More on the impeding tragedy of Afghan civilian allies

From a March 2021 Atlantic article by George Packer:

In a Senate speech on April 23, 1975 Joe Biden argued that the president lacked the authority to rescue any Vietnamese. “I do not believe the United States has an obligation, moral or otherwise, to evacuate foreign nationals” other than diplomats of third countries, Biden said. “The United States has no obligation to evacuate one, or 100,001, South Vietnamese.” The U.S. should leave the task of protecting them to “the organizations that are available” and “diplomatic channels,” he added. A week later, North Vietnamese tanks entered the grounds of the presidential palace in Saigon just hours after the last helicopter carried the last Americans out of Vietnam.

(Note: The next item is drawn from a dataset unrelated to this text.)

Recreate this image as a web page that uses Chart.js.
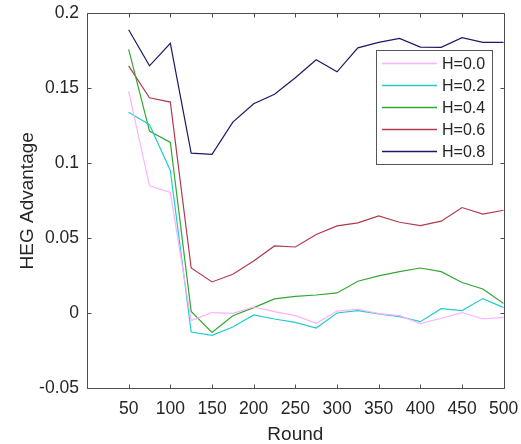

Seventeen thousand Afghans…. are waiting for the machinery of the U.S. government to decide their fate. The process is so byzantine and opaque that even American lawyers representing Afghan clients have a hard time navigating it. Applications for a Special Immigrant Visa, or SIV—including proof of U.S. employment, a letter of recommendation from a U.S. supervisor who might have left Afghanistan years before, employee badges, and a statement of threats—go first to a building in Portsmouth, New Hampshire, that houses the National Visa Center. There they disappear into a bureaucratic black hole, often for two or three years at a time. The SIV section is staffed by only a handful of people, mostly contractors.